Explain the difference between internal and external fragmentation for segmentation/paging and allocation of files on disk.

11.7 Explain the purpose of the open and close operations.

12.1 Consider a file currently consisting of 100 blocks. Assume that the file control block (and
the index block, in the case of indexed allocation) is already in memory. Calculate how
many disk I/O operations are required for contiguous, linked, and indexed (single-level)
allocation strategies, if, for one block, the following conditions hold. In the contiguous-allocation
case, assume that there is no room to grow in the beginning, but there is room
to grow in the end. Assume that the block information to be added is stored in memory.
a. The block is added at the beginning.
b. The block is added in the middle.
c. The block is added at the end.
d. The block is removed from the beginning.
e. The block is removed from the middle.
f. The block is removed from the end.

12.5 Consider a system that supports the strategies of contiguous, linked, and indexed allo-cation.
What criteria should be used in deciding which strategy is best utilized for a
particular file?

13.8 How does DMA increase system concurrency? How does it complicate hardware design?

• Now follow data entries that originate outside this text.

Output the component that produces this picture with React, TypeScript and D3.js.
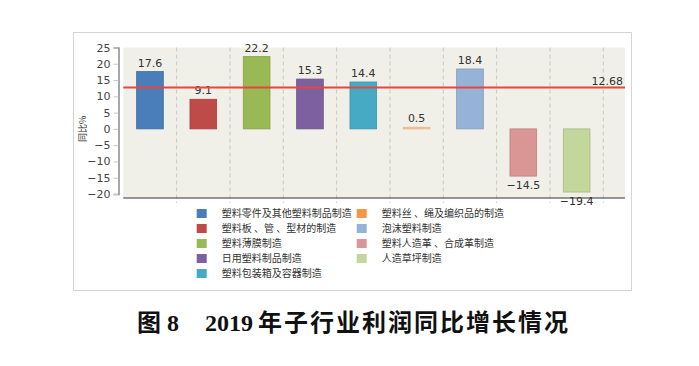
import React, { useEffect, useRef } from 'react';
import * as d3 from 'd3';

const categories = [
  '塑料零件及其他塑料制品制造',
  '塑料板、管、型材的制造',
  '塑料薄膜制造',
  '日用塑料制品制造',
  '塑料包装箱及容器制造',
  '塑料丝、绳及编织品的制造',
  '泡沫塑料制造',
  '塑料人造革、合成革制造',
  '人造草坪制造',
];
const legendLabels = [
  '塑料零件及其他塑料制品制造',
  '塑料板 、管 、型材的制造',
  '塑料薄膜制造',
  '日用塑料制品制造',
  '塑料包装箱及容器制造',
  '塑料丝 、绳及编织品的制造',
  '泡沫塑料制造',
  '塑料人造革 、合成革制造',
  '人造草坪制造',
];
const values = [17.6, 9.1, 22.2, 15.3, 14.4, 0.5, 18.4, -14.5, -19.4];
const colors = ['#4a7ebb', '#be4b48', '#98b954', '#7d60a0', '#46aac5', '#f79646', '#95b3d7', '#d99694', '#c3d69b'];
const average = 12.68;
const yTicks = [25, 20, 15, 10, 5, 0, -5, -10, -15, -20];

const App = () => {
  const ref = useRef<SVGSVGElement>(null);

  useEffect(() => {
    const svg = d3.select(ref.current);
    svg.selectAll('*').remove();

    const left = 123.3;
    const right = 625;
    const top = 47.5;
    const bottom = 198;

    const x = d3.scaleBand<string>().domain(categories).range([left, 603.3]).padding(0);
    const y = d3.scaleLinear().domain([-20, 25]).range([194, 47.5]);
    const bw = x.bandwidth() * 0.5;

    // outer frame
    svg.append('rect')
      .attr('x', 73.5).attr('y', 32.5).attr('width', 558).attr('height', 258)
      .attr('fill', '#fff').attr('stroke', '#d4d4d4');

    // plot background
    svg.append('rect')
      .attr('x', left).attr('y', top).attr('width', right - left).attr('height', bottom - top)
      .attr('fill', '#f0f0e8');

    // dashed category separators
    categories.forEach((c) => {
      const gx = (x(c) || 0) + x.bandwidth();
      svg.append('line')
        .attr('x1', gx).attr('x2', gx).attr('y1', top).attr('y2', bottom + 5)
        .attr('stroke', '#c8c8c8').attr('stroke-dasharray', '4,3');
    });

    // y axis
    const yAxis = svg.append('g').attr('transform', 'translate(118.5,0)')
      .call(d3.axisLeft(y).tickValues(yTicks).tickSize(5).tickPadding(3)
        .tickFormat((d) => d3.format('')(d as number).replace('-', '−')));
    yAxis.select('.domain').attr('stroke', '#8a8a8a').attr('stroke-width', 1.5);
    yAxis.selectAll('.tick line').attr('stroke', '#c8c8c8');
    yAxis.selectAll('.tick text')
      .attr('fill', '#444').attr('font-size', 11).attr('font-family', 'DejaVu Sans, Verdana, sans-serif');

    // bottom axis line
    svg.append('line')
      .attr('x1', left).attr('x2', right).attr('y1', bottom).attr('y2', bottom)
      .attr('stroke', '#333').attr('stroke-width', 1.2);

    // bars
    svg.selectAll('.bar')
      .data(values)
      .enter()
      .append('rect')
      .attr('class', 'bar')
      .attr('x', (d, i) => (x(categories[i]) || 0) + x.bandwidth() / 2 - bw / 2)
      .attr('width', bw)
      .attr('y', (d) => y(Math.max(0, d)))
      .attr('height', (d) => Math.abs(y(d) - y(0)))
      .attr('fill', (d, i) => (Math.abs(d) < 1 ? '#f8c49a' : colors[i]))
      .attr('stroke', (d, i) => (Math.abs(d) < 1 ? '#f2b27e' : d3.color(colors[i])!.darker(0.4).formatHex()))
      .attr('stroke-width', 0.8);

    // value labels
    svg.selectAll('.vlabel')
      .data(values)
      .enter()
      .append('text')
      .attr('class', 'vlabel')
      .attr('x', (d, i) => (x(categories[i]) || 0) + x.bandwidth() / 2)
      .attr('y', (d) => (d >= 0 ? y(d) - 5 : y(d) + 13))
      .attr('text-anchor', 'middle')
      .attr('font-size', 11)
      .attr('font-family', 'DejaVu Sans, Verdana, sans-serif')
      .attr('fill', '#333')
      .text((d) => d3.format('.1f')(d).replace('-', '−'));

    // average line
    svg.append('line')
      .attr('x1', left).attr('x2', right).attr('y1', y(average)).attr('y2', y(average))
      .attr('stroke', '#e8453c').attr('stroke-width', 2);
    svg.append('text')
      .attr('x', 623).attr('y', y(average) - 3)
      .attr('text-anchor', 'end')
      .attr('font-size', 11)
      .attr('font-family', 'DejaVu Sans, Verdana, sans-serif')
      .attr('fill', '#333')
      .text(String(average));

    // y axis title
    svg.append('text')
      .attr('transform', `translate(86,${y(0)}) rotate(-90)`)
      .attr('text-anchor', 'middle')
      .attr('font-size', 9)
      .attr('font-family', 'Noto Sans CJK SC, sans-serif')
      .attr('fill', '#333')
      .text('同比%');

    // legend
    const legend = svg.append('g');
    legendLabels.forEach((label, i) => {
      const col = i < 5 ? 0 : 1;
      const row = i < 5 ? i : i - 5;
      const lx = col === 0 ? 196.7 : 356.7;
      const ly = 213.5 + row * 15;
      legend.append('rect')
        .attr('x', lx).attr('y', ly - 4.5).attr('width', 10).attr('height', 9)
        .attr('fill', colors[i]);
      legend.append('text')
        .attr('x', lx + 25).attr('y', ly + 3.5)
        .attr('font-size', 10)
        .attr('font-family', 'Noto Sans CJK SC, sans-serif')
        .attr('fill', '#333')
        .text(label);
    });

    // caption
    const cap = svg.append('text')
      .attr('y', 331)
      .attr('font-size', 24)
      .attr('font-weight', 'bold')
      .attr('font-family', 'Liberation Serif, Noto Sans CJK SC, serif')
      .attr('fill', '#111');
    cap.append('tspan').attr('x', 137).text('图 8');
    cap.append('tspan').attr('x', 205).text('2019');
    cap.append('tspan').attr('x', 258).attr('letter-spacing', 2).text('年子行业利润同比增长情况');
  }, []);

  return (
    <svg ref={ref} width={699} height={366} style={{ position: 'absolute', left: 0, top: 0, background: '#fff' }} />
  );
};

export default App;
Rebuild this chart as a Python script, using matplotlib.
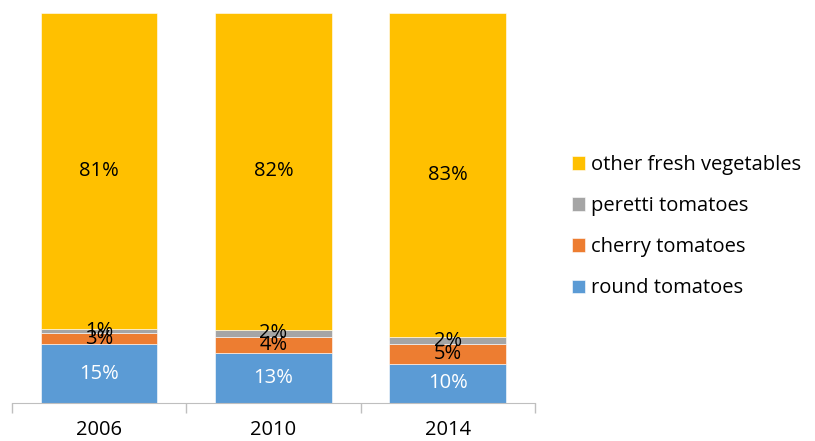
import numpy as np
import matplotlib.pyplot as plt

plt.rcParams['font.family'] = ['Open Sans', 'DejaVu Sans']

# shares by year, in percent
years = ['2006', '2010', '2014']
round_tom = [15, 13, 10]
cherry_tom = [3, 4, 5]
peretti_tom = [1, 2, 2]
other_veg = [81, 82, 83]

series = [
    ('round tomatoes', round_tom, '#5B9BD5', 'white'),
    ('cherry tomatoes', cherry_tom, '#ED7D31', 'black'),
    ('peretti tomatoes', peretti_tom, '#A5A5A5', 'black'),
    ('other fresh vegetables', other_veg, '#FFC000', 'black'),
]

totals = np.sum([s[1] for s in series], axis=0)
x = np.arange(len(years))

fig = plt.figure(figsize=(8.15, 4.41), dpi=100)
ax = fig.add_axes([0.0147, 0.0862, 0.6415, 0.8843])

bottom = np.zeros(len(years))
handles = []
for name, vals, color, tcol in series:
    share = np.array(vals) / totals
    b = ax.bar(x, share, 0.67, bottom=bottom, color=color, label=name,
               edgecolor='white', linewidth=0.4)
    handles.append(b)
    for xi, yb, h, v in zip(x, bottom, share, vals):
        ax.text(xi, yb + h / 2, f'{v}%', ha='center', va='center',
                fontsize=14.5, color=tcol)
    bottom += share

ax.set_xlim(-0.5, 2.5)
ax.set_ylim(0, 1)
ax.set_xticks(x)
ax.set_xticklabels(years, fontsize=14.5)
ax.set_xticks([-0.5, 0.5, 1.5, 2.5], minor=True)
ax.tick_params(axis='x', which='major', length=0, pad=12)
ax.tick_params(axis='x', which='minor', length=7, color='#bfbfbf', width=1)
ax.set_yticks([])
for side in ['top', 'right', 'left']:
    ax.spines[side].set_visible(False)
ax.spines['bottom'].set_color('#bfbfbf')

fig.legend(handles[::-1], [s[0] for s in series][::-1], loc='center left',
           bbox_to_anchor=(0.692, 0.486), frameon=False, fontsize=14.5,
           handlelength=0.65, handleheight=0.65, handletextpad=0.3,
           labelspacing=1.05, borderaxespad=0)

fig.savefig('out.png', dpi=100)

14.2 Suppose that a disk drive has 5000 cylinders, numbered 0 to 4999. The drive is currently
serving a request at cylinder 143, and the previous request was at cylinder 125. The queue
of pending requests, in FIFO order, is
86, 1470, 913, 1774, 948, 1509, 1022, 1750, 130
Starting from the current head position, what is the total distance (in cylinders) that
the disk arm moves to satisfy all the pending requests, for each of the following disk-scheduling
algorithms?
a. FCFS
b. SSTF
c. SCAN
d. LOOK
e. C-SCAN

14.17 The term “fast wide SCSI-II” denotes a SCSI bus that operates at a data rate of 20 megabytes
per second when it moves a packet of bytes between the host and a device. Suppose that
a fastwideSCSI-II disk drive spins at 7200 RPM, has a sector size of 512 bytes, and holds
160 sectors per track.

a. Estimate the sustained transfer rate of this drive in megabytes per second.
b. Suppose that the drive has 7000 cylinders, 20 tracks per cylinder, a head switch time
(from one platter to another) of 0.5 millisecond, and an adjacent cylinder seek time
of 2 milliseconds. Use this additional information to give an accurate estimate of the
sustained transfer rate for a huge transfer.
c. Suppose that the average seek time for the drive is 8 milliseconds. Estimate the I/Os
per second and the effective transfer rate for a random-access workload that reads
individual sectors that are scattered across the disk.
d. Calculate the random-access I/Os per second and transfer rate for I/O sizes of 4
kilobytes, 8 kilobytes, and 64 kilobytes.
e. If multiple requests are in the queue, a scheduling algorithm such as SCAN should
be able to reduce the average seek distance. Suppose that a random-access work-load
is reading 8-kilobyte pages, the average queue length is 10, and the scheduling
algorithm reduces the average seek time to 3 milliseconds. Now calculate the I/Os
per second and the effective transfer rate of the drive.